MATERIAL:
--- Start ---

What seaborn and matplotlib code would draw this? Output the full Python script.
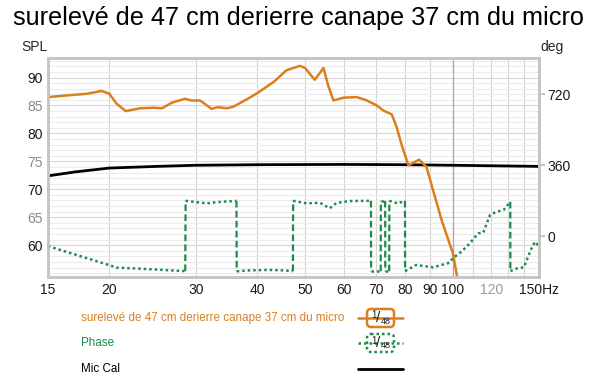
import numpy as np
import pandas as pd
import seaborn as sns
import matplotlib.pyplot as plt
from matplotlib.patches import FancyBboxPatch
from matplotlib.ticker import FixedLocator, NullFormatter

# values
spl_freq = [15, 16.4, 18.0, 19.3, 20.0, 20.7, 21.6, 23.1, 24.6, 25.6, 26.8, 28.5, 29.4,
            30.6, 32.3, 33.3, 34.7, 35.8, 38.1, 40.0, 43.2, 45.9, 48.9, 50.1, 52.4, 54.6,
            55.8, 57.2, 60.0, 63.8, 66.9, 70.1, 72.3, 75.2, 76.9, 78.8, 81.3, 85.5, 88.5,
            91.3, 95.0, 100.2, 102.2, 105.0]
spl_db = [86.5, 86.8, 87.1, 87.6, 87.1, 85.3, 84.0, 84.5, 84.6, 84.5, 85.5, 86.2, 85.9,
          85.9, 84.4, 84.7, 84.5, 84.8, 86.1, 87.2, 89.2, 91.3, 92.1, 91.7, 89.6, 91.7,
          88.6, 85.9, 86.4, 86.5, 85.9, 85.0, 84.1, 83.4, 81.2, 77.9, 74.3, 75.3, 74.0,
          69.8, 64.5, 58.5, 54.3, 51.0]

phase_freq = [15, 20, 20.7, 24, 28, 28.55,
              28.6, 31.6, 33, 36.3,
              36.35, 38, 42, 45, 47.3,
              47.35, 50.5, 53.7, 56.2, 58.1, 61.8, 68.2,
              68.25, 71.4,
              71.45, 72.9,
              72.95, 74.3,
              74.35, 76, 77.5, 79, 80.0,
              80.05, 84.3, 91.3, 98.5, 100.1, 104.2, 108.4, 112.8, 115.5, 119.2, 123, 127, 131.1,
              131.15, 135.3, 139.7, 144.3, 147.1, 150]
phase_deg = [-51, -148, -160, -168, -177, -178,
             179, 166, 172, 179,
             -179, -175, -172, -174, -178,
             179, 166, 169, 141, 169, 178, 179,
             -179, -179,
             179, 179,
             -179, -179,
             179, 172, 165, 175, 179,
             -178, -147, -159, -136, -113, -80, -37, 14, 17, 107, 124, 132, 174,
             -178, -164, -159, -71, -29, -51]

cal_freq = [15, 17, 20, 25, 30, 40, 60, 80, 100, 150]
cal_db = [72.4, 73.1, 73.8, 74.1, 74.3, 74.4, 74.45, 74.4, 74.3, 74.1]

x_ticks = [15, 20, 30, 40, 50, 60, 70, 80, 90, 100, 120, 150]
x_labels = ['15', '20', '30', '40', '50', '60', '70', '80', '90', '100', '120', '150Hz']
x_minor = [110, 130, 140]
spl_ticks = [60, 65, 70, 75, 80, 85, 90]
deg_ticks = [0, 360, 720]

title = 'surelevé de 47 cm derierre canape 37 cm du micro'
series_names = [title, 'Phase', 'Mic Cal']

orange = '#db7f1e'
green = '#1f8a4c'

sns.set_theme(style="white")
plt.rcParams['font.family'] = ['Liberation Sans', 'DejaVu Sans']

fig = plt.figure(figsize=(6, 3.84), dpi=100)
ax = fig.add_axes([48 / 600, 1 - 277 / 384, 491 / 600, 219 / 384])
ax.set_xscale('log')
ax.set_xlim(15, 150)
ax.set_ylim(54.3, 93.5)

# grid: 1 dB minor lines, labelled frequencies as verticals
ax.yaxis.set_major_locator(FixedLocator(spl_ticks))
ax.yaxis.set_minor_locator(FixedLocator(np.arange(55, 94)))
ax.xaxis.set_major_locator(FixedLocator(x_ticks))
ax.xaxis.set_major_formatter(plt.FixedFormatter(x_labels))
ax.xaxis.set_minor_locator(FixedLocator(x_minor))
ax.xaxis.set_minor_formatter(NullFormatter())
ax.grid(True, which='minor', axis='y', color='#ececec', lw=0.8)
ax.grid(True, which='major', axis='y', color='#d6d6d6', lw=0.8)
ax.grid(True, which='both', axis='x', color='#d3d3d3', lw=0.8)
ax.axvline(100, color='#a8a8a8', lw=0.9, zorder=1)
ax.tick_params(which='both', length=0, labelsize=10, pad=4, colors='#1a1a1a')

spl_df = pd.DataFrame({'freq': spl_freq, 'db': spl_db})
cal_df = pd.DataFrame({'freq': cal_freq, 'db': cal_db})
sns.lineplot(data=cal_df, x='freq', y='db', ax=ax, color='black', lw=2, estimator=None, sort=False)
sns.lineplot(data=spl_df, x='freq', y='db', ax=ax, color=orange, lw=1.8, estimator=None, sort=False)
ax.set_xlabel('')
ax.set_ylabel('')

for lab in ax.get_yticklabels():
    if lab.get_text() in ('65', '75', '85'):
        lab.set_color('#8a8a8a')
for lab in ax.get_xticklabels():
    if lab.get_text() == '120':
        lab.set_color('#9a9a9a')

ax2 = ax.twinx()
ax2.set_ylim(-208, 904.5)
ax2.yaxis.set_major_locator(FixedLocator(deg_ticks))
ax2.tick_params(length=4, color='#bdbdbd', labelsize=10, pad=2, labelcolor='#1a1a1a')

# phase: dotted trace, dashed verticals where it wraps at +/-180
ph = pd.DataFrame({'freq': phase_freq, 'deg': phase_deg})
jump = np.abs(np.diff(ph['deg'].values)) > 180
ph['seg'] = np.concatenate([[0], np.cumsum(jump)])
for s, part in ph.groupby('seg'):
    sns.lineplot(data=part, x='freq', y='deg', ax=ax2, color=green, lw=1.8,
                 linestyle=(0, (1, 1.2)), estimator=None, sort=False)
for i in np.where(jump)[0]:
    ax2.plot(ph['freq'].values[i:i + 2], ph['deg'].values[i:i + 2], color=green,
             lw=1.6, linestyle=(0, (3, 1.5)))
ax2.set_ylabel('')

for a in (ax, ax2):
    for sp in a.spines.values():
        sp.set_color('#c4c4c4')
        sp.set_linewidth(1.8)

fig.text(0.497, 1 - 18 / 384, title, ha='center', va='center', fontsize=18.2, color='black')
fig.text(34 / 600, 1 - 47 / 384, 'SPL', ha='center', va='center', fontsize=10)
fig.text(552 / 600, 1 - 47 / 384, 'deg', ha='center', va='center', fontsize=10)

# legend block under the plot, drawn in pixel coordinates
lax = fig.add_axes([0, 0, 1, 1], zorder=-1)
lax.set_xlim(0, 600)
lax.set_ylim(384, 0)
lax.axis('off')
rows_y = [318, 343, 369]
name_colors = [orange, green, 'black']
for name, c, y in zip(series_names, name_colors, rows_y):
    lax.text(81, y, name, color=c, fontsize=8.4, va='center', ha='left')
lax.plot([358, 403], [rows_y[0]] * 2, color=orange, lw=1.8)
lax.plot([358, 403], [rows_y[1]] * 2, color=green, lw=1.8, linestyle=(0, (1, 1.2)))
lax.plot([358, 403], [rows_y[2]] * 2, color='black', lw=2)
for y, c, ls in [(rows_y[0], orange, '-'), (rows_y[1], green, (0, (1, 1.2)))]:
    box = FancyBboxPatch((367, y - 9), 27, 18, boxstyle='round,pad=0,rounding_size=4',
                         facecolor='white', edgecolor=c, lw=1.8, linestyle=ls)
    lax.add_patch(box)
    lax.text(374, y - 2.5, '1', ha='center', va='center', fontsize=7, color='#222222')
    lax.text(378.5, y, '/', ha='center', va='center', fontsize=11, color='#222222')
    lax.text(386, y + 3, '48', ha='center', va='center', fontsize=6.5, color='#222222')

plt.savefig('out.png', dpi=100)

--- End ---

SET PROBLEM: Repeat the lines of the listing above verbatim, beginning at its first line and ending at the line containing "69.8, 64.5, 58.5, 54.3, 51.0]", which is included. Omit pictures.

TASK SOLUTION:
What seaborn and matplotlib code would draw this? Output the full Python script.
import numpy as np
import pandas as pd
import seaborn as sns
import matplotlib.pyplot as plt
from matplotlib.patches import FancyBboxPatch
from matplotlib.ticker import FixedLocator, NullFormatter

# values
spl_freq = [15, 16.4, 18.0, 19.3, 20.0, 20.7, 21.6, 23.1, 24.6, 25.6, 26.8, 28.5, 29.4,
            30.6, 32.3, 33.3, 34.7, 35.8, 38.1, 40.0, 43.2, 45.9, 48.9, 50.1, 52.4, 54.6,
            55.8, 57.2, 60.0, 63.8, 66.9, 70.1, 72.3, 75.2, 76.9, 78.8, 81.3, 85.5, 88.5,
            91.3, 95.0, 100.2, 102.2, 105.0]
spl_db = [86.5, 86.8, 87.1, 87.6, 87.1, 85.3, 84.0, 84.5, 84.6, 84.5, 85.5, 86.2, 85.9,
          85.9, 84.4, 84.7, 84.5, 84.8, 86.1, 87.2, 89.2, 91.3, 92.1, 91.7, 89.6, 91.7,
          88.6, 85.9, 86.4, 86.5, 85.9, 85.0, 84.1, 83.4, 81.2, 77.9, 74.3, 75.3, 74.0,
          69.8, 64.5, 58.5, 54.3, 51.0]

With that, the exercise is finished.